Contrapposto alla fiducia nel progresso e all’omologazione determinata dal nuovo capitalismo, la visione di Arcangeli è il segno di una rinascita del sentimento, un appello alla natura e all’esistere. Le sue idee, in molti aspetti, non convincono Longhi e tantomeno Morandi, al quale Arcangeli dedica una sofferta monografia. Tuttavia, il più ‘illuminista’ dei letterati di quegli anni, Calvino, in una lettera del 1957 indirizzata allo stesso Arcangeli si mostra entusiasta e in accordo con la forza semplice e complessa del pensiero arcangeliano, tanto da dichiararlo «un importantissimo manifesto d’un nuovo romanticismo» (p. 24).
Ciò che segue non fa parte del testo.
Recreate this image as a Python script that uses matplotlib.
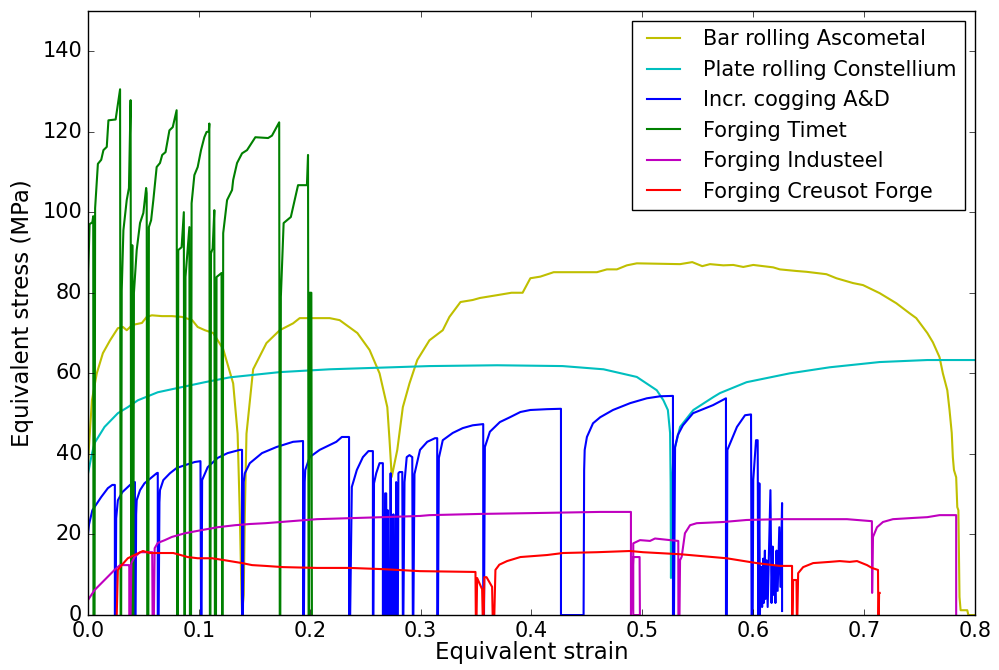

Milani analizza dunque gli umori della prosa, della poesia, della critica e della pittura, che in quegli anni diventano spiraglio di luce sulle macerie del Guernica di Picasso e attingono forza dall’‘uomo in rivolta’ di Camus. Ciò che emerge dallo studio è un discorso sulla visualità che accomuna Arcangeli agli autori presi in esame, e mostra scritture e linguaggi che si rigenerano, si alimentano e si tramandano nello spazio e nel tempo per cercare e per delineare le forme della luce.